Social media is one of the top uses of electronics. People start comparing themselves to the fake “perfect” life of a social media “influencer.”  Most “influencers” only post their good moments and their viewers do not understand that life does not flow smoothly all the time. There are many impressionable individuals in the world and a lot of fake information. Many people make themselves believe any information that they want to. 

Electronics also pose harmful physical effects. Around 90% of people admitted they use their cell phone while driving. Edgar Snyder and Associates, a personal injury law firm, explains that in America, 1 in 4 car accidents and about 390,000 injuries each year are caused by texting and driving. 

A sophomore at Long Reach shared their own story with electronic distractions: “On multiple occasions, I’ve almost hit people when I’m riding my bike. Everyone has both earbuds in and they don’t hear me when I yell or ring my bell. I wish people would pay more attention to where they are going.” 

A lengthy list of other physical effects of screen time include hand and wrist injuries, neck pain, shoulder and back pain, dry and burning eyes, blurred visions, headaches, altered sleep patterns, fatigue from blue light exposure. Excessive electronic use is also an indirect link to obesity. Spending hours in front of a screen everyday does not allow time for other activities such as exercising, meal preparation, and interacting with other people. 

Screen use can also cause a strain in a family relationship. A student commented, “Whenever there is downtime at the house, everyone just hops on their phone. Even my parents. They used to be the ones to tell us to spend time together. We don’t spend a lot of time together anymore. And I feel like a disturbance if I suggest playing a board game or going on a walk together. I kind of gave up.” 

At this time, there isn’t much students or teachers can do to combat the overuse of computers for school. Due to hybrid instruction, even students who returned in-person were still required to use their chromebooks for 100% of the assigned work. However, if we don’t find ways to mitigate this phenomenon, more people will suffer from mental instabilities stemming from social media, a decrease of physical health, faltering relationships, and undoubtedly, the human race will interact more with A.I. than our own kind. 

How to manage screen time

Turn off all notifications – App developers created notifications less so they can give you urgent, immediate updates, and more so they can suck you back into their platform. Notifications are truly a marketing tool that interrupt your normal activities. (Think of anytime you were doing something and immediately dropped it when you heard that notification ping!) When you turn off your notifications, you decide when to pick up the phone and check messages, not the phone.

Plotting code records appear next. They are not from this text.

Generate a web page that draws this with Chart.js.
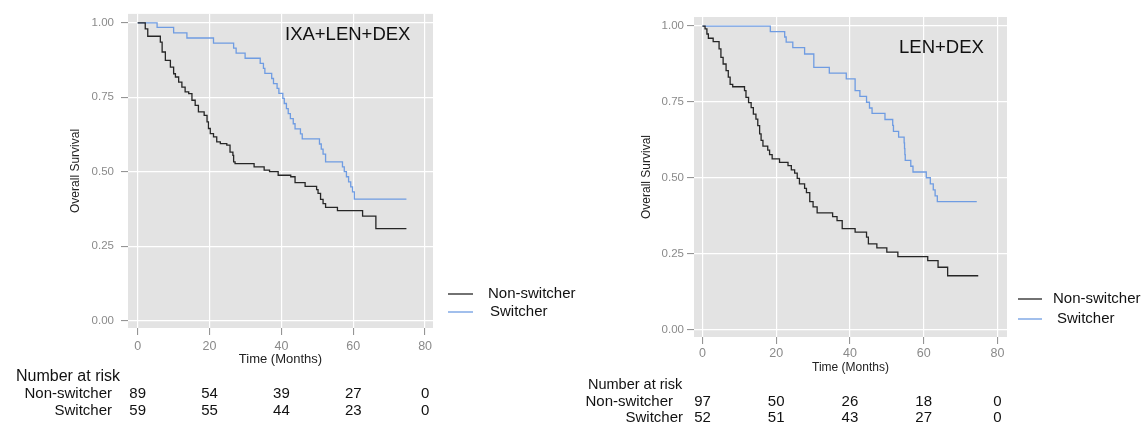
<!DOCTYPE html>
<html>
<head>
<meta charset="utf-8">
<script src="https://cdn.jsdelivr.net/npm/chart.js@4.4.0/dist/chart.umd.min.js"></script>
<style>
  body { margin: 0; background: #fff; width: 1141px; height: 426px; overflow: hidden; position: relative; }
  canvas { position: absolute; top: 0; }
  #ixa-chart { left: 0; }
  #len-chart { left: 570px; }
</style>
</head>
<body>
<canvas id="ixa-chart" width="600" height="426"></canvas>
<canvas id="len-chart" width="571" height="426"></canvas>
<script>
// tick labels
const timeTicks = [0, 20, 40, 60, 80];
const survTicks = [0, 0.25, 0.5, 0.75, 1];
const seriesNames = ['Non-switcher', 'Switcher'];

// IXA+LEN+DEX panel
const ixaNonTime = [0, 2.1, 2.8, 6.3, 6.8, 7.7, 9.1, 10.0, 10.5, 11.4, 12.3, 13.2, 14.2, 15.1, 16.0, 16.9, 18.5, 19.3, 19.7, 20.2, 21.1, 22.0, 23.0, 24.8, 25.7, 26.5, 26.7, 27.1, 32.4, 35.2, 36.7, 39.1, 42.6, 43.8, 46.6, 49.8, 50.2, 50.9, 51.6, 52.3, 55.6, 62.6, 66.3, 74.8];
const ixaNonSurv = [1, 0.98, 0.955, 0.935, 0.902, 0.874, 0.851, 0.829, 0.818, 0.801, 0.784, 0.768, 0.762, 0.74, 0.723, 0.701, 0.689, 0.667, 0.645, 0.628, 0.617, 0.6, 0.594, 0.589, 0.566, 0.555, 0.533, 0.527, 0.516, 0.505, 0.5, 0.488, 0.483, 0.463, 0.451, 0.44, 0.427, 0.407, 0.393, 0.38, 0.369, 0.351, 0.309, 0.309];
const ixaSwTime = [0, 5.4, 10.0, 13.7, 21.1, 26.7, 27.4, 29.9, 34.1, 35.0, 35.4, 37.3, 37.8, 38.8, 39.3, 40.4, 40.8, 41.4, 41.9, 42.5, 43.3, 43.8, 45.3, 45.8, 50.6, 51.1, 51.6, 52.3, 57.0, 57.5, 58.1, 58.7, 59.3, 59.8, 60.3, 74.8];
const ixaSwSurv = [1, 0.985, 0.966, 0.949, 0.932, 0.915, 0.898, 0.881, 0.864, 0.847, 0.83, 0.813, 0.796, 0.78, 0.763, 0.746, 0.729, 0.712, 0.695, 0.678, 0.661, 0.644, 0.627, 0.61, 0.593, 0.576, 0.559, 0.533, 0.516, 0.5, 0.483, 0.466, 0.449, 0.432, 0.408, 0.408];
const ixaRiskNon = [89, 54, 39, 27, 0];
const ixaRiskSw = [59, 55, 44, 23, 0];

// LEN+DEX panel
const lenNonTime = [0, 0.7, 1.2, 1.6, 2.9, 4.5, 5.0, 5.6, 6.4, 7.0, 7.5, 8.2, 11.4, 11.8, 12.5, 13.2, 13.8, 14.5, 15.0, 15.5, 15.9, 16.4, 17.7, 18.2, 18.9, 20.9, 23.2, 24.1, 25.0, 25.7, 26.3, 27.7, 28.2, 29.1, 30.0, 31.1, 35.3, 36.5, 37.9, 41.4, 44.5, 45.0, 47.3, 50.0, 53.0, 61.1, 63.9, 66.5, 74.8];
const lenNonSurv = [1, 0.991, 0.974, 0.96, 0.949, 0.925, 0.897, 0.875, 0.853, 0.832, 0.808, 0.8, 0.787, 0.765, 0.748, 0.731, 0.71, 0.693, 0.672, 0.645, 0.623, 0.604, 0.591, 0.576, 0.562, 0.551, 0.54, 0.526, 0.515, 0.498, 0.48, 0.465, 0.451, 0.421, 0.404, 0.384, 0.372, 0.359, 0.332, 0.321, 0.304, 0.282, 0.269, 0.255, 0.24, 0.227, 0.205, 0.177, 0.177];
const lenSwTime = [0, 18.4, 22.3, 22.7, 24.5, 27.7, 30.2, 34.4, 39.0, 41.4, 42.7, 44.5, 45.3, 46.0, 49.5, 51.6, 51.8, 53.2, 54.7, 54.8, 54.9, 55.0, 56.5, 57.1, 60.7, 61.8, 62.6, 63.1, 63.7, 74.4];
const lenSwSurv = [1, 0.982, 0.964, 0.947, 0.929, 0.908, 0.864, 0.845, 0.826, 0.787, 0.768, 0.749, 0.73, 0.712, 0.692, 0.673, 0.653, 0.634, 0.615, 0.596, 0.576, 0.557, 0.538, 0.519, 0.5, 0.48, 0.46, 0.44, 0.421, 0.421];
const lenRiskNon = [97, 50, 26, 18, 0];
const lenRiskSw = [52, 51, 43, 27, 0];

const FONT = "'Liberation Sans', Arial, sans-serif";
const NON_COLOR = '#262626';
const SW_COLOR = '#6f9ce2';
const PANEL_BG = '#e3e3e3';
const TICK_GREY = '#8a8a8a';

const toPoints = (times, surv) => times.map((t, i) => ({x: t, y: surv[i]}));

const kmDecor = {
    id: 'kmDecor',
    beforeDraw(chart) {
        const {ctx, chartArea: a} = chart;
        ctx.save();
        ctx.fillStyle = PANEL_BG;
        ctx.fillRect(a.left, a.top, a.right - a.left, a.bottom - a.top);
        ctx.restore();
    },
    afterDraw(chart, args, o) {
        const ctx = chart.ctx;
        const xs = chart.scales.x;
        ctx.save();
        ctx.textBaseline = 'middle';

        // panel label
        ctx.fillStyle = '#111';
        ctx.font = `18.5px ${FONT}`;
        ctx.textAlign = 'left';
        ctx.fillText(o.label, o.labelX, o.labelY);

        // legend
        ctx.font = `15px ${FONT}`;
        [NON_COLOR, SW_COLOR].forEach((c, i) => {
            ctx.strokeStyle = c;
            ctx.lineWidth = 1.3;
            ctx.beginPath();
            ctx.moveTo(o.legX[0], o.legY[i]);
            ctx.lineTo(o.legX[1], o.legY[i]);
            ctx.stroke();
            ctx.fillStyle = '#111';
            ctx.fillText(seriesNames[i], o.legText[i], o.legY[i]);
        });

        // number at risk table
        ctx.fillStyle = '#111';
        ctx.font = `${o.riskTitleSize}px ${FONT}`;
        ctx.textAlign = 'left';
        ctx.fillText('Number at risk', o.riskTitleX, o.riskTitleY);
        ctx.font = `15px ${FONT}`;
        [o.riskNon, o.riskSw].forEach((row, i) => {
            ctx.textAlign = 'right';
            ctx.fillText(seriesNames[i], o.rowRight[i], o.rowY[i]);
            ctx.textAlign = 'center';
            row.forEach((n, j) => {
                ctx.fillText(String(n), xs.getPixelForValue(timeTicks[j]), o.rowY[i]);
            });
        });
        ctx.restore();
    }
};

const makeKmChart = (id, g, nonT, nonS, swT, swS, decor) => {
    const canvas = document.getElementById(id);
    const W = canvas.width, H = canvas.height;
    const xAxisH = 40;
    new Chart(canvas.getContext('2d'), {
        type: 'line',
        data: {
            datasets: [
                {
                    label: seriesNames[0],
                    data: toPoints(nonT, nonS),
                    borderColor: NON_COLOR,
                    borderWidth: 1.3,
                    stepped: 'before',
                    pointRadius: 0
                },
                {
                    label: seriesNames[1],
                    data: toPoints(swT, swS),
                    borderColor: SW_COLOR,
                    borderWidth: 1.3,
                    stepped: 'before',
                    pointRadius: 0
                }
            ]
        },
        options: {
            responsive: false,
            animation: false,
            devicePixelRatio: 1,
            layout: {
                padding: {left: 0, top: g.top, right: W - g.right, bottom: H - g.bottom - xAxisH}
            },
            plugins: {
                legend: {display: false},
                tooltip: {enabled: false},
                kmDecor: decor
            },
            scales: {
                x: {
                    type: 'linear',
                    min: g.xMin,
                    max: g.xMax,
                    afterBuildTicks: (ax) => { ax.ticks = timeTicks.map((v) => ({value: v})); },
                    afterFit: (ax) => { ax.height = xAxisH; },
                    border: {display: false},
                    grid: {color: '#ffffff', lineWidth: 1.2, tickColor: TICK_GREY, tickLength: 7, tickWidth: 1},
                    ticks: {color: TICK_GREY, font: {family: FONT, size: g.xTickSize}, padding: g.xTickPad, maxRotation: 0},
                    title: {
                        display: true, text: 'Time (Months)', color: '#222',
                        font: {family: FONT, size: g.xTitleSize}, padding: {top: 0, bottom: g.xTitlePad}
                    }
                },
                y: {
                    min: -0.025,
                    max: 1.03,
                    afterBuildTicks: (ax) => { ax.ticks = survTicks.map((v) => ({value: v})); },
                    afterFit: (ax) => { ax.width = g.left; },
                    border: {display: false},
                    grid: {color: '#ffffff', lineWidth: 1.2, tickColor: TICK_GREY, tickLength: 7, tickWidth: 1},
                    ticks: {
                        color: TICK_GREY, font: {family: FONT, size: 11.5}, padding: g.yTickPad,
                        callback: (v) => Number(v).toFixed(2)
                    },
                    title: {
                        display: true, text: 'Overall Survival', color: '#222',
                        font: {family: FONT, size: 12}, padding: {top: g.yTitlePad, bottom: 0}
                    }
                }
            }
        },
        plugins: [kmDecor]
    });
};

makeKmChart('ixa-chart',
    {left: 128, right: 433, top: 12, bottom: 328, xMin: -2.7, xMax: 82.2,
     xTickSize: 12.5, xTickPad: 4, xTitleSize: 13, xTitlePad: 1, yTickPad: 7, yTitlePad: 68},
    ixaNonTime, ixaNonSurv, ixaSwTime, ixaSwSurv,
    {label: 'IXA+LEN+DEX', labelX: 285, labelY: 35,
     legX: [448, 473], legY: [294, 312], legText: [488, 490],
     riskTitleSize: 16, riskTitleX: 16, riskTitleY: 377,
     rowRight: [112, 112], rowY: [394, 411], riskNon: ixaRiskNon, riskSw: ixaRiskSw});

makeKmChart('len-chart',
    {left: 124, right: 437, top: 17, bottom: 337, xMin: -2.3, xMax: 82.6,
     xTickSize: 12.5, xTickPad: 2.5, xTitleSize: 12, xTitlePad: 2.5, yTickPad: 3, yTitlePad: 69.5},
    lenNonTime, lenNonSurv, lenSwTime, lenSwSurv,
    {label: 'LEN+DEX', labelX: 329, labelY: 48,
     legX: [448, 472], legY: [299, 319], legText: [483, 487],
     riskTitleSize: 14.5, riskTitleX: 18, riskTitleY: 385,
     rowRight: [103, 113], rowY: [402, 418], riskNon: lenRiskNon, riskSw: lenRiskSw});
</script>
</body>
</html>
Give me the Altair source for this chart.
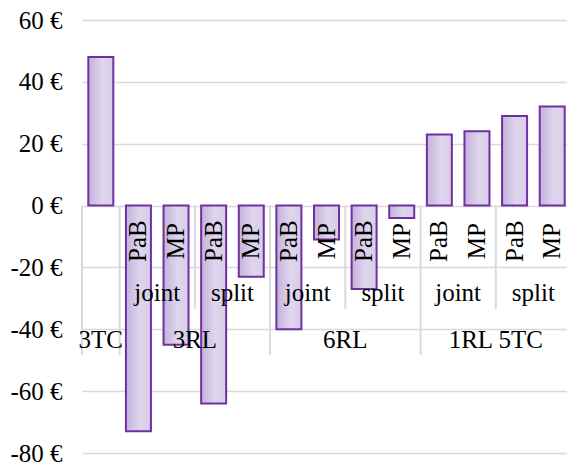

Set timers for apps to remind you when you’ve spent a lot of time on one app – Although you can just dismiss the reminder and stay on the app, it can help you realize how much time you’ve been watching TikTok videos. Many people are surprised when they see how much time they spend looking at their phone, and this awareness is the first step towards taking a break.

When there is time to relax, don’t pick up your phone or computer – Many people go to video games or TV shows when they have free time. Instead, invest your time in a hobby. Read a book, draw a picture, spend time with your pet(s), play cards or a board game with your family, invite your friends over, clean your room or house, or get in some physical activity with a walk outside or an exercise routine indoors.

Work on self control – Developmental molecular biologist Dr. John Medina states an indicator of one’s achievement in life can be tied to good impulse control. Don’t give in to every impulse you have to jump on your favorite app or game during the day. When you are able to say no to your impulses, you spend less time “wasted” on your phone or computer. Try this strategy: Every time you have the urge to grab that phone, tell yourself to just wait 5 minutes. You just might get involved in something else and no longer need to check the device.

Don’t charge your electronics near your bed – When electronics are next to your bed, you are more likely to pick them up and not get good sleep.